▸ SHORT TASK
Return, exactly as written, the run of lines that begins at the line containing "Output the web" and ends at the line containing "14, 9.5, 6.2, 2.65, 1.7, 1.0, 1.0];". Nothing outside that run belongs in the answer.

Raw records:
↓↓↓

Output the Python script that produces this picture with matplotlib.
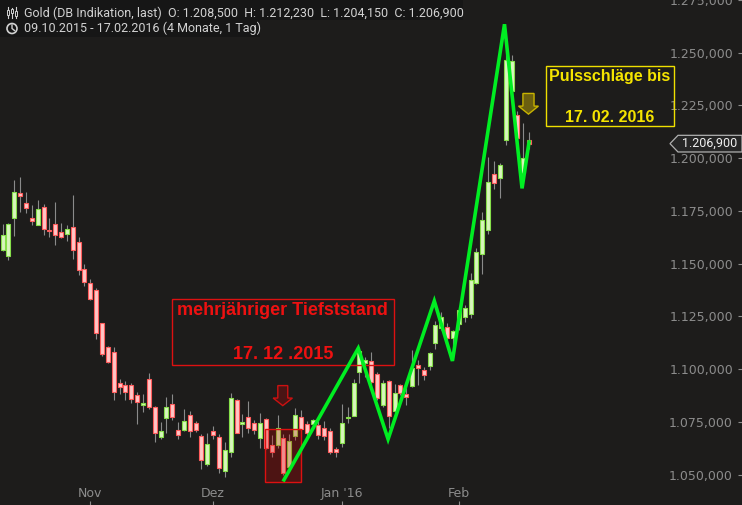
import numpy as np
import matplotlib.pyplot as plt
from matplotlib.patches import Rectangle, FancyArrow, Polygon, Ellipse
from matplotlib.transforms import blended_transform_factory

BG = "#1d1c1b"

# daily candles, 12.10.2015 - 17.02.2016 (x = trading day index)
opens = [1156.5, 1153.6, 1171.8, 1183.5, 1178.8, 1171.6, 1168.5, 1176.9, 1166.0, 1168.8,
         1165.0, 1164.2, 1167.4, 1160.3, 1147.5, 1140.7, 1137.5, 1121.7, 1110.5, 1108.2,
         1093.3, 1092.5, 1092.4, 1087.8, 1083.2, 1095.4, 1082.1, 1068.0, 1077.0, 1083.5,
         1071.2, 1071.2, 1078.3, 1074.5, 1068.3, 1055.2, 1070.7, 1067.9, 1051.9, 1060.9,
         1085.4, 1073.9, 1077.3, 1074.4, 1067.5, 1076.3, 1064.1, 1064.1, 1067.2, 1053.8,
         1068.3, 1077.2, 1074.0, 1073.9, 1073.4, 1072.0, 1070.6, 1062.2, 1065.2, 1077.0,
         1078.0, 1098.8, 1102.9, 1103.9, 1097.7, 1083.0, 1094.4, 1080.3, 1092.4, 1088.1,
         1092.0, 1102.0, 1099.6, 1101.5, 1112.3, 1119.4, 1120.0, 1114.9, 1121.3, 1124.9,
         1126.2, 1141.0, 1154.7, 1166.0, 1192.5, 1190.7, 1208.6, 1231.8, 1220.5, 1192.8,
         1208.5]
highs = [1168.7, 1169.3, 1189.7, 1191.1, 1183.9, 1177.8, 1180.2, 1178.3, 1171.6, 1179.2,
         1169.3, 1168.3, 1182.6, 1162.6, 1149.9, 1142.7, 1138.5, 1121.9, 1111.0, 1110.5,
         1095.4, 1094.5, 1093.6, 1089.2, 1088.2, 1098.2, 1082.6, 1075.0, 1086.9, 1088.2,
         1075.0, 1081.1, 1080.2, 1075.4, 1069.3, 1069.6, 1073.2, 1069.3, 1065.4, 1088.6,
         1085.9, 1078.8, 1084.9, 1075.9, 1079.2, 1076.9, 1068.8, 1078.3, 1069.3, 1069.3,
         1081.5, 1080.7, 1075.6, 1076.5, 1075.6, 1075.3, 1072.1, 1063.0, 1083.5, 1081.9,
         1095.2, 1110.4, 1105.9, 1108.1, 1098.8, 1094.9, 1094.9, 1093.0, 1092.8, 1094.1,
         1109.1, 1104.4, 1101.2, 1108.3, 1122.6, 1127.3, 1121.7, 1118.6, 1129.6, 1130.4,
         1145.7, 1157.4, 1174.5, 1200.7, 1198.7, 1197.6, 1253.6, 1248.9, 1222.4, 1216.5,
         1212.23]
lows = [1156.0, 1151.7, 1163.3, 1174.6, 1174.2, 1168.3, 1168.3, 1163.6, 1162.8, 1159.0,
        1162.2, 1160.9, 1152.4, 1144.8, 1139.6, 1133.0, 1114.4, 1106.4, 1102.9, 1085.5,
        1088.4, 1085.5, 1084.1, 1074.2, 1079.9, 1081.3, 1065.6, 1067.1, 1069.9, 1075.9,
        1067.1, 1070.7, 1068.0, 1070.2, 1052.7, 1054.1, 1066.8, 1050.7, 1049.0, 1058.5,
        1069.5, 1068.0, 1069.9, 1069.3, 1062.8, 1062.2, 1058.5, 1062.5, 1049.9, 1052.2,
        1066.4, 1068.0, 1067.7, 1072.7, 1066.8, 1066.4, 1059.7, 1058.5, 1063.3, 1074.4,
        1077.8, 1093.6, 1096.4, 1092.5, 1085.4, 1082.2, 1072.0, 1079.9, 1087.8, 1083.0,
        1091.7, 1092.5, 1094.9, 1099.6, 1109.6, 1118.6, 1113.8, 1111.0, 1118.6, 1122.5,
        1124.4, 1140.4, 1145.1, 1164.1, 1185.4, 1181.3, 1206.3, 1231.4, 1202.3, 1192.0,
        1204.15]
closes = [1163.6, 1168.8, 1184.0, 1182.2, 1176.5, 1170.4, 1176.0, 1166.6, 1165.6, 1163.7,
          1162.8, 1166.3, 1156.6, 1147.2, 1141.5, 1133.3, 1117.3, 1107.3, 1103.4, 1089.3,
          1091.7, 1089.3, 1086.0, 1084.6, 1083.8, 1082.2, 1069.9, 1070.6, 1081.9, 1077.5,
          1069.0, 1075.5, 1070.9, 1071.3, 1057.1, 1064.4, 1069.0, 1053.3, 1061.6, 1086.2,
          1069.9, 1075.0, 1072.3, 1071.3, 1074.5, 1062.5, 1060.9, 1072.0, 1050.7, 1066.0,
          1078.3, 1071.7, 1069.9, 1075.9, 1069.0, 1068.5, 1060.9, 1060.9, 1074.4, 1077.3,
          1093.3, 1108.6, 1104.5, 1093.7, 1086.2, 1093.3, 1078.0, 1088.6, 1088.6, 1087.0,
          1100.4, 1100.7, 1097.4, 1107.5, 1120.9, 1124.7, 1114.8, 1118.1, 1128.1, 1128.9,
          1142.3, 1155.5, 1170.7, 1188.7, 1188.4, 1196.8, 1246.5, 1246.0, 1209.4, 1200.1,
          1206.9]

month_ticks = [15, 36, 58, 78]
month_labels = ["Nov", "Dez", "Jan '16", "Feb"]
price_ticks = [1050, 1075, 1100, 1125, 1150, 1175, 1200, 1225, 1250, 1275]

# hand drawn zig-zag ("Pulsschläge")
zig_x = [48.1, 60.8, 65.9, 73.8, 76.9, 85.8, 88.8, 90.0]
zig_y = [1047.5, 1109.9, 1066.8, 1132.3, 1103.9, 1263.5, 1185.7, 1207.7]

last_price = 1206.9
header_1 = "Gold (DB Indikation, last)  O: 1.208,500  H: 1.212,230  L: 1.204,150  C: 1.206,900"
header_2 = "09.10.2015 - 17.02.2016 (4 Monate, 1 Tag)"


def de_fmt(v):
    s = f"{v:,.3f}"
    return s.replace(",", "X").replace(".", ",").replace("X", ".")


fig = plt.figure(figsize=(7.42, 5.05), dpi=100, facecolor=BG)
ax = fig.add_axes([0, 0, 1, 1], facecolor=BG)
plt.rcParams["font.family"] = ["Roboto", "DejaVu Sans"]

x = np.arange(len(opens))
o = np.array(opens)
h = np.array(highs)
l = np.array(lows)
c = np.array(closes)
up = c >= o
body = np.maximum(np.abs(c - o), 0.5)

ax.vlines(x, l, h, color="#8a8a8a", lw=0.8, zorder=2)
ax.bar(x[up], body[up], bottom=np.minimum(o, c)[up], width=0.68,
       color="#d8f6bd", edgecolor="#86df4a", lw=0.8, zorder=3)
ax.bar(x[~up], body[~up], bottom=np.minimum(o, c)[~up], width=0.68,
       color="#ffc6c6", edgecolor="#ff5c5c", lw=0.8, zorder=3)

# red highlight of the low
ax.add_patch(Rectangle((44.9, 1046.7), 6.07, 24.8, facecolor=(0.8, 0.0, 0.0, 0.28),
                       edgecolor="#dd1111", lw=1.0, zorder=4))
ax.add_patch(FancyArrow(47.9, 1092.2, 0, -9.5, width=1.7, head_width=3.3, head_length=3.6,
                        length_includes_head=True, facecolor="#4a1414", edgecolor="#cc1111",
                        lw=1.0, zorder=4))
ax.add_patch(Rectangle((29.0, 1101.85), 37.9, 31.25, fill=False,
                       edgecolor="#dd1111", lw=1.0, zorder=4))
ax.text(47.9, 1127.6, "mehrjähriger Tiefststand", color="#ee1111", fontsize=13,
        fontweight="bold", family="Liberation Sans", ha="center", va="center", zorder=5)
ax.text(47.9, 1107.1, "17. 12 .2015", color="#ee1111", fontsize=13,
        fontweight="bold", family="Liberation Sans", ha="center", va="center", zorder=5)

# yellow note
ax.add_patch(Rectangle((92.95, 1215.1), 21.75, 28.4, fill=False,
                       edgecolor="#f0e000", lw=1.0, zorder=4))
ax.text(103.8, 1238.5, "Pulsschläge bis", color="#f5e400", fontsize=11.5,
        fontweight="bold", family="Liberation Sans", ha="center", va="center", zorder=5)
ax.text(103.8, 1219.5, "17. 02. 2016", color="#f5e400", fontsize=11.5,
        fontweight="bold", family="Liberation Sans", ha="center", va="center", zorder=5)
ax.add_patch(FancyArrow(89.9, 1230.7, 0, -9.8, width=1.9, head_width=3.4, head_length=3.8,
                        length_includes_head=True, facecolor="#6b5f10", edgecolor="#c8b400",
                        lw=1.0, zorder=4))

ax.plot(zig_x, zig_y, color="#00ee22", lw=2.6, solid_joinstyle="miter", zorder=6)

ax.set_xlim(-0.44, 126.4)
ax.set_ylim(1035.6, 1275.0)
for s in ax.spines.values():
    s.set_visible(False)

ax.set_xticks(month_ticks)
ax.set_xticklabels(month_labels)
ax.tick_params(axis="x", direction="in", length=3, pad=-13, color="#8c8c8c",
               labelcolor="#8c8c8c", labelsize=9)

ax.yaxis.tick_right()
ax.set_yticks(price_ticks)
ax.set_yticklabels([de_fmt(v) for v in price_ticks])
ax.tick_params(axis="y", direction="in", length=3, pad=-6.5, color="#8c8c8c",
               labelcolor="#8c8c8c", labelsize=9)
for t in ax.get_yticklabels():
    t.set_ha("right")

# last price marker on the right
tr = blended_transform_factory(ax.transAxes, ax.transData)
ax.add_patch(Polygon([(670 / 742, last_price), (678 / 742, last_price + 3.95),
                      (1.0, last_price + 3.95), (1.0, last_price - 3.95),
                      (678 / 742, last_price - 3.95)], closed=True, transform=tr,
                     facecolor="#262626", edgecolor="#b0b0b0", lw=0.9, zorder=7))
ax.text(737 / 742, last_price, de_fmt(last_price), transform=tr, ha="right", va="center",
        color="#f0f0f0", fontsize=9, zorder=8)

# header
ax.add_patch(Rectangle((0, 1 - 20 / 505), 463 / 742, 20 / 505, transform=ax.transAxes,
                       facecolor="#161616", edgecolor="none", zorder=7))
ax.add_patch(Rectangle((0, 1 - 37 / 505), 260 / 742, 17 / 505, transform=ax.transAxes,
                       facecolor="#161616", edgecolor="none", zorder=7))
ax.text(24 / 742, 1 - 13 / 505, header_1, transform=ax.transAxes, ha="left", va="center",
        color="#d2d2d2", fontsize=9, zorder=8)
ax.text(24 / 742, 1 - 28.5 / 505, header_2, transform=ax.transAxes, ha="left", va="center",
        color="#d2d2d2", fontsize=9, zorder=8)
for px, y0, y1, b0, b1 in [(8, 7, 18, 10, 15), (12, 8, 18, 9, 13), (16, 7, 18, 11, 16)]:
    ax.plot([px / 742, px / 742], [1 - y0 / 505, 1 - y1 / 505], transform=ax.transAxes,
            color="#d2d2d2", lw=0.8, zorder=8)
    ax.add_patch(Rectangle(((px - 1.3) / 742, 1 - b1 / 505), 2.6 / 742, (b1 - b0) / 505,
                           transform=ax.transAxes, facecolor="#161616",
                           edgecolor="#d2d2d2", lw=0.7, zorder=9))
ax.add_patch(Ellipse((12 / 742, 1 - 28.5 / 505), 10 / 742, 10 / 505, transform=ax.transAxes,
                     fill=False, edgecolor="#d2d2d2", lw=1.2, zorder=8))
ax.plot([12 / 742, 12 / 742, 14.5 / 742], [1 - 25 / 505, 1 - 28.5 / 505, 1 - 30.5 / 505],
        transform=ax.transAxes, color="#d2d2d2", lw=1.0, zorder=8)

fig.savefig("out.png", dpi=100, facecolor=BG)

↑↑↑
↓↓↓

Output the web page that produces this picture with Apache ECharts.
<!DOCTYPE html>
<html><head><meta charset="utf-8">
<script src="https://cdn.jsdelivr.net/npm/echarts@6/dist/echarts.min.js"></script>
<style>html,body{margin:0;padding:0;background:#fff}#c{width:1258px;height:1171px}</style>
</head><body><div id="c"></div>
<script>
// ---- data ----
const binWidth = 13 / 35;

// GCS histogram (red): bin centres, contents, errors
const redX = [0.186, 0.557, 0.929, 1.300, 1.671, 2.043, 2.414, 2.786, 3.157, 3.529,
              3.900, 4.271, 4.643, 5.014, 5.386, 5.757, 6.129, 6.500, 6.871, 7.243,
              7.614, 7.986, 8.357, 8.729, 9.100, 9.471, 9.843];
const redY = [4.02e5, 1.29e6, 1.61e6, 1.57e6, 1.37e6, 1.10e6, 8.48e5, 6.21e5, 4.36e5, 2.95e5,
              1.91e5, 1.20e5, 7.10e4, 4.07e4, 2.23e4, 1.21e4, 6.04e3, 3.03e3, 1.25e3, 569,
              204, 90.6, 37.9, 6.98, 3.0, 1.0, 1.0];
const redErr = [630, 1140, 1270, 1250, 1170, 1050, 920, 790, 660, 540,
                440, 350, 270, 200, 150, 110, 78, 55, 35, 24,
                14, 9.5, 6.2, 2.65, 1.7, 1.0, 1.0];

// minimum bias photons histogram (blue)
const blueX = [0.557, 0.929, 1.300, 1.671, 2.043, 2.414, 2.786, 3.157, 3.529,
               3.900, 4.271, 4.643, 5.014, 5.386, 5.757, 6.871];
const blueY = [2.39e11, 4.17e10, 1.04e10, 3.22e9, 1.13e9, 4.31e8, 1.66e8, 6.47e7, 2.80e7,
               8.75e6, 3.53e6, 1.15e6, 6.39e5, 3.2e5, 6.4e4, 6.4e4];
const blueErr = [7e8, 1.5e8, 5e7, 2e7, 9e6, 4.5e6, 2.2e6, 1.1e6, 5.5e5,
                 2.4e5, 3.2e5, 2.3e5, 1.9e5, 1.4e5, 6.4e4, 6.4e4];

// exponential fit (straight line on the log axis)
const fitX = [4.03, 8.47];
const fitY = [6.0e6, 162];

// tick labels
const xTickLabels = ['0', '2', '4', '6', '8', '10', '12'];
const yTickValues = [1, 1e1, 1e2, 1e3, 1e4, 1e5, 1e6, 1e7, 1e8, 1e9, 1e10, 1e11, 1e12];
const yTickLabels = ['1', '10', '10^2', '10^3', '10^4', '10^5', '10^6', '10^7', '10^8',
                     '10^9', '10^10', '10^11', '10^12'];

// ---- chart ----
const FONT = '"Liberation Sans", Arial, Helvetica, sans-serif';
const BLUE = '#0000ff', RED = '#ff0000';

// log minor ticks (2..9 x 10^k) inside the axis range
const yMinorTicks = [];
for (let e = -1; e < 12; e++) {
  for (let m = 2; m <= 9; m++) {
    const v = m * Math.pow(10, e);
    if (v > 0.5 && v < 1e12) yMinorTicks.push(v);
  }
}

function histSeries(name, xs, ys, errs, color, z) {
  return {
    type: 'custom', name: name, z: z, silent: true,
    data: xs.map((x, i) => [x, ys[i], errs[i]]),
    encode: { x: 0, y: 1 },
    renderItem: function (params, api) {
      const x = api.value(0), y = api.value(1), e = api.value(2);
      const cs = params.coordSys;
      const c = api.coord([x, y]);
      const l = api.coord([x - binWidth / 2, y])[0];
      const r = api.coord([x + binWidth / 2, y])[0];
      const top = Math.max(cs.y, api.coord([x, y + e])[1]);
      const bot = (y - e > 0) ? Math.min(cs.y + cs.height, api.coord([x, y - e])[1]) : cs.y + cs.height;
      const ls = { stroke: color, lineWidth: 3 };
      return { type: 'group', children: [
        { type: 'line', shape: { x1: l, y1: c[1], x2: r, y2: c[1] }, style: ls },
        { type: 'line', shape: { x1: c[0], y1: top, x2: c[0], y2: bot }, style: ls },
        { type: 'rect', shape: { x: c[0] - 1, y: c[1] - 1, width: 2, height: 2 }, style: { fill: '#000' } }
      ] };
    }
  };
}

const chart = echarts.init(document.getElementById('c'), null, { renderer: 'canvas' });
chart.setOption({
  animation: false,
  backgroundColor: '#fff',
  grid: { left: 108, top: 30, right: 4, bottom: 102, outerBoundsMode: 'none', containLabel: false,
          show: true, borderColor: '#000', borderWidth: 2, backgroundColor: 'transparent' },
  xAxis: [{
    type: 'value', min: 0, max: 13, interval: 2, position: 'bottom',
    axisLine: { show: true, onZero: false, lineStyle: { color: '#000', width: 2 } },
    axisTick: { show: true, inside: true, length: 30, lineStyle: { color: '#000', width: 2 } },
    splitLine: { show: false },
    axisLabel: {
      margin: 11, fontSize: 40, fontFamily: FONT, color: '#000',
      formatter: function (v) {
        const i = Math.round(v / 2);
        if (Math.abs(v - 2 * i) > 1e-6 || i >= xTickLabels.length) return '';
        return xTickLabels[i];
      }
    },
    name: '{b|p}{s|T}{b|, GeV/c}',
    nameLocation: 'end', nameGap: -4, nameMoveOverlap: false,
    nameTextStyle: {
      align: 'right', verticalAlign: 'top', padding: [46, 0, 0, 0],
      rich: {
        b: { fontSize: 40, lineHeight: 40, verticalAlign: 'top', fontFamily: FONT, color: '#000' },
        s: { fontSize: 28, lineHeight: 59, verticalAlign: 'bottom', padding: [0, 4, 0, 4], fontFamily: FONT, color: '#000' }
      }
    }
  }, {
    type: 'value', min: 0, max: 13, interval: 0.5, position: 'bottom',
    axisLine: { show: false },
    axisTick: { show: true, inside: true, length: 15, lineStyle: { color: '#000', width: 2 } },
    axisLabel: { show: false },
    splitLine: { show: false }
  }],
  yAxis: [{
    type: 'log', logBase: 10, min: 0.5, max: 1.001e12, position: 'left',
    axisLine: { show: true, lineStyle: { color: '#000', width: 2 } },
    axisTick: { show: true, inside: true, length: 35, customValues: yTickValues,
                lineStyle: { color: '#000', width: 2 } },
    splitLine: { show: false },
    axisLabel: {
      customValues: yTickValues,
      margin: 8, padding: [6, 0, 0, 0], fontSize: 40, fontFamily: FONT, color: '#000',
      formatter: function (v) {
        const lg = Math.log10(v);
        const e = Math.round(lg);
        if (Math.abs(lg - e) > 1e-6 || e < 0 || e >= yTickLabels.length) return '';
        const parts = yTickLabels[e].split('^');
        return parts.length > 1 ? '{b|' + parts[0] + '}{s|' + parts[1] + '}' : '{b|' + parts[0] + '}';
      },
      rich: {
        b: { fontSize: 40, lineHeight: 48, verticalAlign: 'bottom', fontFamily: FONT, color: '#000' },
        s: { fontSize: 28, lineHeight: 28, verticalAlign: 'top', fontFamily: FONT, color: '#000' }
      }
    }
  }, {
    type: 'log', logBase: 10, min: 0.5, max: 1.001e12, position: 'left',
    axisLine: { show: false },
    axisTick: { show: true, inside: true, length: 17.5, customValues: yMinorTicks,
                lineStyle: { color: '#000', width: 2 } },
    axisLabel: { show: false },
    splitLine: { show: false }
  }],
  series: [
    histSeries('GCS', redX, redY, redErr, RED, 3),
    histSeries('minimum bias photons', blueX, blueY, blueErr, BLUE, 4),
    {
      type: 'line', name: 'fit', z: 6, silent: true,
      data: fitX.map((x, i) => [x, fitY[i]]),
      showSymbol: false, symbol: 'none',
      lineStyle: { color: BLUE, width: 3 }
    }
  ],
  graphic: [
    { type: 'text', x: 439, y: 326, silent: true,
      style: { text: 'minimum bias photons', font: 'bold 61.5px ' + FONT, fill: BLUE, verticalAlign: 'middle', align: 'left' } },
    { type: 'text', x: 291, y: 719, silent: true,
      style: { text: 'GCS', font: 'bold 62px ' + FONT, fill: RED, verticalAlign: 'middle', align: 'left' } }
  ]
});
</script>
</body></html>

↑↑↑

▸ REPLY TO THE EXERCISE
Output the web page that produces this picture with Apache ECharts.
<!DOCTYPE html>
<html><head><meta charset="utf-8">
<script src="https://cdn.jsdelivr.net/npm/echarts@6/dist/echarts.min.js"></script>
<style>html,body{margin:0;padding:0;background:#fff}#c{width:1258px;height:1171px}</style>
</head><body><div id="c"></div>
<script>
// ---- data ----
const binWidth = 13 / 35;

// GCS histogram (red): bin centres, contents, errors
const redX = [0.186, 0.557, 0.929, 1.300, 1.671, 2.043, 2.414, 2.786, 3.157, 3.529,
              3.900, 4.271, 4.643, 5.014, 5.386, 5.757, 6.129, 6.500, 6.871, 7.243,
              7.614, 7.986, 8.357, 8.729, 9.100, 9.471, 9.843];
const redY = [4.02e5, 1.29e6, 1.61e6, 1.57e6, 1.37e6, 1.10e6, 8.48e5, 6.21e5, 4.36e5, 2.95e5,
              1.91e5, 1.20e5, 7.10e4, 4.07e4, 2.23e4, 1.21e4, 6.04e3, 3.03e3, 1.25e3, 569,
              204, 90.6, 37.9, 6.98, 3.0, 1.0, 1.0];
const redErr = [630, 1140, 1270, 1250, 1170, 1050, 920, 790, 660, 540,
                440, 350, 270, 200, 150, 110, 78, 55, 35, 24,
                14, 9.5, 6.2, 2.65, 1.7, 1.0, 1.0];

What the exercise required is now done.